How to Fit a Rimlock

Last updated: Sun, 27 Apr 2008 20:45:00 GMT

When I was advised by People Who Know to fit rimlocks to my DR200 before attempting the Capital Coast Adventure ride, I could hardly refuse.

What the fudge is a rimlock, you ask. It's a device that's fitted inside a wheel and used to clamp the bead of the tyre to the rim of the wheel. When the going gets slippery and traction is at a premium, it's common to drop tyre pressures well below normal running. Numbers like 12 and 14psi are bandied about. At these pressures, there's a risk that your tyres might "creep" around the rim, rotating until they tear the valve stem from the inner tube, resulting in a flat. I looked for a decent definition and this was the best I could find. However, if you're not really sure what a rimlock is, you probably shouldn't be thinking about fitting one right now.

I also looked around for a how-to on fitting rimlocks and found none. Hence this write-up. I'm no expert, but I did get a bit of advice before starting from some guys wiser than I, particularly where online expertise was contradictory. It's probably best that you don't attempt this if you're not already comfortable changing your own tyres and performing your own static balance afterwards.

First off, where to fit the locks? Common sense suggested two options: opposite the valve stem; opposite the heavy spot on the rim. Possibly both the same place. The intarnets also suggested that it didn't matter where they were fitted, or that I should fit them as close to the valve stem as possible. Regular human expertise agreed with my common sense, with the caveat that it was best to fit the lock between groups of spokes, which are normally arranged as nine groups of four spokes, thus it's not possible to fit the lock directly opposite the valve stem.

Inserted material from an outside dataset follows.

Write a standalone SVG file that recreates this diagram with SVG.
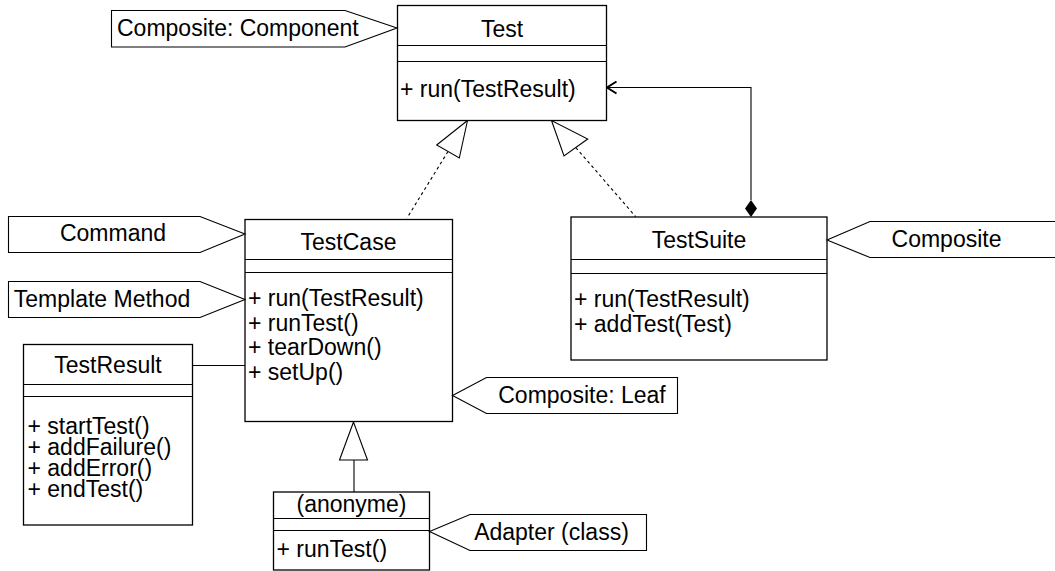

Remove the wheel. Remove the tyre and tube from the rim, and the old balance weights. Remove the rim tape. As per a static balance, find the heavy spot on the rim to help you decide where to mount the lock. On both my front and rear rims the heavy spot was slightly to one side of the valve stem hole. Accordingly, I decided to drill the rim as close to opposite the heavy spot as possible, between spoke groups.

I marked up by eye, with a scribe and a flexible straight-edge. A bisected line between adjacent spokes looks just about perfect. A tap with a centre-punch makes for easier drilling. My rims were surprisingly soft.

Begin drilling. I started with a 2mm pilot, then 4mm, then 8.5mm. Not a lot of pressure required. Unsurprisingly, this generates a lot of swarf, so it's best done away from the tyres and tubes. With my history, I made sure I was wearing goggles and gloves. Once you're finished drilling and you've offered up the stem of the lock to check, dress up any sharp edges around the hole and clean the swarf out of the rim thoroughly.

Fit the rimlock, then string the tape around the rim and over the "foot" of the lock. This will hold the rimlock in place while you fit the tyre and tube. As before, find the heavy point on the rim. No surprises, it's probably near the rim lock. Both of mine were within an inch of the lock stem. I put a small mark on the rim with a centre-punch so that I know where the new heavy spot is.

Thread the washer and nut onto the stem of the rimlock, don't tighten it, just put it a few turns on. Fit the tyre and tube as normal, place the light spot of the tyre next to the heavy spot on the rim. Received wisdom is to start fitting the tyre at the rimlock and work your way around. You can push the lock in by the stem to get clearance, make sure that the foot of the lock, the bead and the tube aren't fouling on each other.

You can tighten up the nuts on the rimlocks now. Proceed with a static balance as normal. My front rim needed 21g to get it balanced just so. Oddly, my rear tyre needed 56g, which looks like a lot of weight. But both rims are vibe-free right up to 100kph. Job done.

As it turned out, I did benefit from running those rimlocks. There were a couple of slippery clay challenge sections that warranted the 12/14psi front/rear pressures that were recommended, and I don't doubt that I'd have been on my butt more than once otherwise.